We thought the most cogent explanation of business to date was one from Peter Drucker- that business only had two tool- marketing (in the broad sense) and innovation- hence our name.

But our methodology was all Apple- it was style with substance. It was stories and sales. It was more about “In Search of Excellence” - the first mega-business best seller book by Tom Peters and Bob Waterman, than about marketing and advertising- we wanted customers to delight in the process of buying things.

One of our hero’s is still David Ogilvy, the founder of Ogilvy advertising- and even though he died in 1999, with the epitaph “I’d like to be remembered as a copywriter who had some big ideas” his firm lives on- and is still generating big ideas for big clients.
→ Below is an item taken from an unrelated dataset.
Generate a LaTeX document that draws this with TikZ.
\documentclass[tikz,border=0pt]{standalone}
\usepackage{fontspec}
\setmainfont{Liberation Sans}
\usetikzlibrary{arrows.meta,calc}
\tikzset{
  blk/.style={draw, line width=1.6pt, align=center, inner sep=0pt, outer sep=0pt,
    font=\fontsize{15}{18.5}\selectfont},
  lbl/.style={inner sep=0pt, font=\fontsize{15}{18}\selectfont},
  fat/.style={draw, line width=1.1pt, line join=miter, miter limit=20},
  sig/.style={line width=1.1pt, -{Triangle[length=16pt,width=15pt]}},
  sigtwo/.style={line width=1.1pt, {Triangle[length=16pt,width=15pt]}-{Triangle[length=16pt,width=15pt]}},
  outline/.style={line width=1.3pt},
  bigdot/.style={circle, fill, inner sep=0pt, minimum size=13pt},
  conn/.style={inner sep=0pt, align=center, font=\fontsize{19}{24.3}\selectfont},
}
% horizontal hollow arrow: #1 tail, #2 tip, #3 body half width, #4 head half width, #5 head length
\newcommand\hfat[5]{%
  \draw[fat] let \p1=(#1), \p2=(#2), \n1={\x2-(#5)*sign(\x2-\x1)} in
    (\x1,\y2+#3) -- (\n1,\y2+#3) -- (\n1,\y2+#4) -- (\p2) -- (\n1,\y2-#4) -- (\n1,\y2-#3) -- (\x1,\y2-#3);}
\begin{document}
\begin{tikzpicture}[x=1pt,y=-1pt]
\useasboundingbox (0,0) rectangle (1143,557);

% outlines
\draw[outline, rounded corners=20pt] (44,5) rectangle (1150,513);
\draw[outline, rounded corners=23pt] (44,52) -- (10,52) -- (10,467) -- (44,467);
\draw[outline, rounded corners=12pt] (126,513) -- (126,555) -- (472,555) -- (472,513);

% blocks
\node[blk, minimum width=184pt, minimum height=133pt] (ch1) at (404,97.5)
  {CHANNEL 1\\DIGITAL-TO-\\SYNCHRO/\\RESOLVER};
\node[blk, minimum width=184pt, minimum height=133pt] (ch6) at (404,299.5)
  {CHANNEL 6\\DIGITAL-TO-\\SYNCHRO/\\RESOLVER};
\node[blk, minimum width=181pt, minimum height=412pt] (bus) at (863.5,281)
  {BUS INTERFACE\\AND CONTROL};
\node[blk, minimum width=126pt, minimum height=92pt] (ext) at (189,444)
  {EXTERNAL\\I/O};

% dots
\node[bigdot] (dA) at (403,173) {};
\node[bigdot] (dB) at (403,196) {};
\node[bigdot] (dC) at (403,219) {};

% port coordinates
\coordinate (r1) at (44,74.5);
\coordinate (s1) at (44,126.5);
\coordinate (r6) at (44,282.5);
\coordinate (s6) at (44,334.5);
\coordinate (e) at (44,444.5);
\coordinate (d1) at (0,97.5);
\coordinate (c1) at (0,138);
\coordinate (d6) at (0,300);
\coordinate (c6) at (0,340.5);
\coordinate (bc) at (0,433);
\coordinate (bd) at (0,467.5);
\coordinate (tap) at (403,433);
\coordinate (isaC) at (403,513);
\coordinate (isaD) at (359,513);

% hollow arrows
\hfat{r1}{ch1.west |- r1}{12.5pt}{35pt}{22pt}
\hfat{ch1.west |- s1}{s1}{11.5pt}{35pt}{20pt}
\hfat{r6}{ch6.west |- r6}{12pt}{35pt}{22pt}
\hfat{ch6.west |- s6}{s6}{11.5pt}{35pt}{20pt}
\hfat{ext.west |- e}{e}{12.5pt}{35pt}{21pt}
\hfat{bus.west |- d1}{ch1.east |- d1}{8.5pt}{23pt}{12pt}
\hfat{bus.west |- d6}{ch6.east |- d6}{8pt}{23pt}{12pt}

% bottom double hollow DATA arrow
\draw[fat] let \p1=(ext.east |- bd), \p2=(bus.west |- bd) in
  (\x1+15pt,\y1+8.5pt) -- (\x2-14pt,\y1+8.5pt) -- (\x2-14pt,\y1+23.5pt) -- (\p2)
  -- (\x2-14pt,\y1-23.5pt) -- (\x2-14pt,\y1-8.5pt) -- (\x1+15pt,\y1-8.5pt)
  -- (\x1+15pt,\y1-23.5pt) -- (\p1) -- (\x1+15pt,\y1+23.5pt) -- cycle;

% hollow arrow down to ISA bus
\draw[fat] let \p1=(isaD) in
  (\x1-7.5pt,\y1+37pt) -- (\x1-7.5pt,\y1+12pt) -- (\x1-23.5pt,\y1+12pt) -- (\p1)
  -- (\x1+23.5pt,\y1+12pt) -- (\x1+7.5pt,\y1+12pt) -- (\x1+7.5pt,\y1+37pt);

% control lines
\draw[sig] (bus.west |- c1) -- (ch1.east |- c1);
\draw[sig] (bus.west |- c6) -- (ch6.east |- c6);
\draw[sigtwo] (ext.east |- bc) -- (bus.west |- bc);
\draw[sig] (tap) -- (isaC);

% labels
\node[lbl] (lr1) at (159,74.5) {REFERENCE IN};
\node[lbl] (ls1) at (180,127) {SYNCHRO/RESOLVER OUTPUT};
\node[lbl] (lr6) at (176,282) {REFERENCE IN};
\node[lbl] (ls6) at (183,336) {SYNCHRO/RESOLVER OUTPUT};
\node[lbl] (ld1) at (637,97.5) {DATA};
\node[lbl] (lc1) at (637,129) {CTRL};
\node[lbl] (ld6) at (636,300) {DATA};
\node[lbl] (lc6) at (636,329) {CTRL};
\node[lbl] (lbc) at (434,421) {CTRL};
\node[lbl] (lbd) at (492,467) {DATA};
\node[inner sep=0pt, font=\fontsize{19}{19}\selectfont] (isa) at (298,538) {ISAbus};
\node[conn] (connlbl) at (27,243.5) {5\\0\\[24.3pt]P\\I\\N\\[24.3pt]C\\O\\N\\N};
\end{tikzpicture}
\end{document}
Recently, they posted their new take on the 4ps- which they believe as given way to the 4E’s- and we concur:

from Product to Experience

from Place to Everyplace

from Price to Exchange

from Promotion to Evangelism

EXPERIENCE Discover and map out the full Customer Journey on your own brand – in your own country.
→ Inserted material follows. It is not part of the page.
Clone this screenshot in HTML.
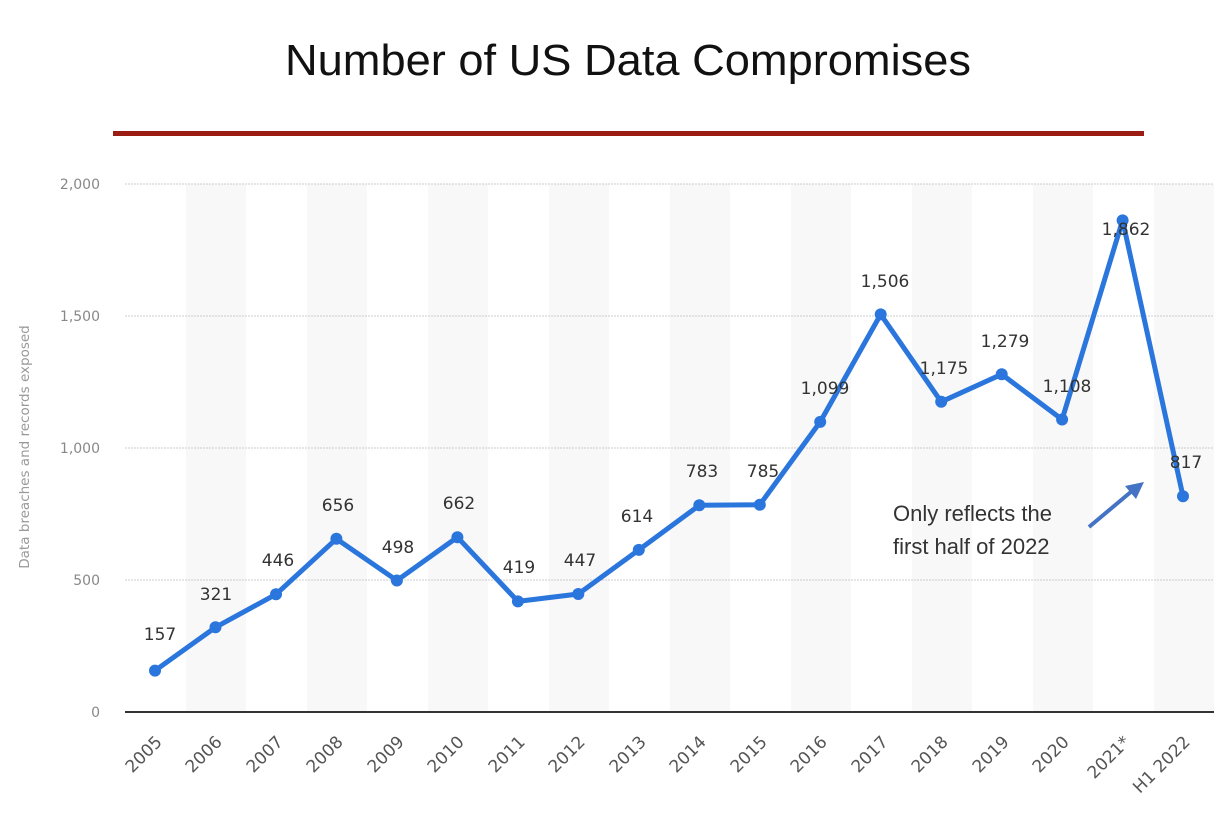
<!DOCTYPE html>
<html><head><meta charset="utf-8"><style>
body{margin:0;background:#fff;}
svg{display:block;}
</style></head><body>
<svg width="1226" height="820" xmlns="http://www.w3.org/2000/svg">
<rect width="1226" height="820" fill="#fff"/>
<text x="628" y="75" text-anchor="middle" font-family="Liberation Sans, sans-serif" font-size="44" fill="#111" textLength="686" lengthAdjust="spacingAndGlyphs">Number of US Data Compromises</text>
<rect x="113" y="131" width="1031" height="5" fill="#9b1c12"/>
<g fill="#f8f8f8">
<rect x="186" y="184" width="60" height="528"/>
<rect x="307" y="184" width="60" height="528"/>
<rect x="428" y="184" width="60" height="528"/>
<rect x="549" y="184" width="60" height="528"/>
<rect x="670" y="184" width="60" height="528"/>
<rect x="791" y="184" width="60" height="528"/>
<rect x="912" y="184" width="60" height="528"/>
<rect x="1033" y="184" width="60" height="528"/>
<rect x="1154" y="184" width="60" height="528"/>
</g>
<g stroke="#ccc" stroke-width="1" stroke-dasharray="2,1">
<line x1="125" y1="184" x2="1214" y2="184"/>
<line x1="125" y1="316" x2="1214" y2="316"/>
<line x1="125" y1="448" x2="1214" y2="448"/>
<line x1="125" y1="580" x2="1214" y2="580"/>
</g>
<line x1="125" y1="712" x2="1214" y2="712" stroke="#333" stroke-width="2"/>
<g font-family="DejaVu Sans, sans-serif" font-size="14" fill="#888" text-anchor="end">
<text x="100" y="189">2,000</text>
<text x="100" y="321">1,500</text>
<text x="100" y="453">1,000</text>
<text x="100" y="585">500</text>
<text x="100" y="717">0</text>
</g>
<text transform="translate(29,447) rotate(-90)" text-anchor="middle" font-family="DejaVu Sans, sans-serif" font-size="13.5" fill="#999">Data breaches and records exposed</text>
<g font-family="DejaVu Sans, sans-serif" font-size="17" fill="#555" text-anchor="end">
<text transform="translate(163,743) rotate(-45)">2005</text>
<text transform="translate(223,743) rotate(-45)">2006</text>
<text transform="translate(284,743) rotate(-45)">2007</text>
<text transform="translate(344,743) rotate(-45)">2008</text>
<text transform="translate(405,743) rotate(-45)">2009</text>
<text transform="translate(465,743) rotate(-45)">2010</text>
<text transform="translate(526,743) rotate(-45)">2011</text>
<text transform="translate(586,743) rotate(-45)">2012</text>
<text transform="translate(647,743) rotate(-45)">2013</text>
<text transform="translate(707,743) rotate(-45)">2014</text>
<text transform="translate(768,743) rotate(-45)">2015</text>
<text transform="translate(828,743) rotate(-45)">2016</text>
<text transform="translate(889,743) rotate(-45)">2017</text>
<text transform="translate(949,743) rotate(-45)">2018</text>
<text transform="translate(1010,743) rotate(-45)">2019</text>
<text transform="translate(1070,743) rotate(-45)">2020</text>
<text transform="translate(1131,743) rotate(-45)">2021*</text>
<text transform="translate(1191,743) rotate(-45)">H1 2022</text>
</g>
<polyline fill="none" stroke="#2a76dc" stroke-width="5" stroke-linejoin="round" points="155,670.6 215.5,627.3 276,594.3 336.4,538.8 396.9,580.5 457.4,537.2 517.9,601.4 578.3,594 638.8,549.9 699.3,505.3 759.8,504.8 820.2,421.9 880.7,314.4 941.2,401.8 1001.7,374.3 1062.1,419.5 1122.6,220.4 1183,496.3"/>
<g fill="#2a76dc">
<circle cx="155" cy="670.6" r="6"/><circle cx="215.5" cy="627.3" r="6"/><circle cx="276" cy="594.3" r="6"/><circle cx="336.4" cy="538.8" r="6"/><circle cx="396.9" cy="580.5" r="6"/><circle cx="457.4" cy="537.2" r="6"/><circle cx="517.9" cy="601.4" r="6"/><circle cx="578.3" cy="594" r="6"/><circle cx="638.8" cy="549.9" r="6"/><circle cx="699.3" cy="505.3" r="6"/><circle cx="759.8" cy="504.8" r="6"/><circle cx="820.2" cy="421.9" r="6"/><circle cx="880.7" cy="314.4" r="6"/><circle cx="941.2" cy="401.8" r="6"/><circle cx="1001.7" cy="374.3" r="6"/><circle cx="1062.1" cy="419.5" r="6"/><circle cx="1122.6" cy="220.4" r="6"/><circle cx="1183" cy="496.3" r="6"/>
</g>
<g font-family="DejaVu Sans, sans-serif" font-size="17" fill="#333" text-anchor="middle">
<text x="160" y="640">157</text>
<text x="216" y="600">321</text>
<text x="278" y="566">446</text>
<text x="338" y="511">656</text>
<text x="398" y="553">498</text>
<text x="459" y="509">662</text>
<text x="519" y="573">419</text>
<text x="580" y="566">447</text>
<text x="637" y="522">614</text>
<text x="702" y="477">783</text>
<text x="763" y="477">785</text>
<text x="825" y="394">1,099</text>
<text x="885" y="287">1,506</text>
<text x="944" y="374">1,175</text>
<text x="1005" y="347">1,279</text>
<text x="1067" y="392">1,108</text>
<text x="1126" y="235">1,862</text>
<text x="1186" y="468">817</text>
</g>
<g font-family="Liberation Sans, sans-serif" font-size="22" fill="#333">
<text x="893" y="521">Only reflects the</text>
<text x="893" y="554">first half of 2022</text>
</g>
<line x1="1089" y1="527" x2="1132" y2="491" stroke="#4472c4" stroke-width="4"/>
<polygon points="1144,482 1125,486 1136,499" fill="#4472c4"/>
</svg>
</body></html>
Develop your knowledge of new media and channels the way a chef masters new ingredients. Try new things – do something that doesn’t start with TV or print.

EXCHANGE Appreciate the value of things, not just the cost. Start by calculating the value of your customers – and what their attention, engagement and permission are worth to you.

EVANGELISM Find the passion and emotion in your brand. Inspire your customers and employees with your passion.

via The 4Ps Are Out, The 4Es Are In | Ogilvy & Mather.

The reality is that even the best advertising only brought customers to your door- you still had to do the final sale. The best ad agencies in the world now tell their clients- we’re not only going to do your ads- but we’re even going to tell you how to ask for the sale- how to answer the phone. It’s why Burger King has finally found an ad agency in Crispin Porter + Bogusky that’s delivered the kind of growth that BK hadn’t gotten out of the traditional agencies they’d worked for previously. Pull through the drive thru- and the voice on the speaker will say “nice order” after you finish. Crispin has even helped with product development- typically not a part of what an ad agency does.

The move from a media creation and buying agency to one as partner and consultant has been difficult for many agencies and clients alike. With the overload of media and messages that the typical customer experiences everyday- there is one thing that will always outperform any ad: an amazing experience with your product or service.

So before the next meeting with your ad agency- instead of asking what the next ad is going to look like- maybe it’s time to discuss what the next customer should experience- because that’s where the money changes hands if it’s done right.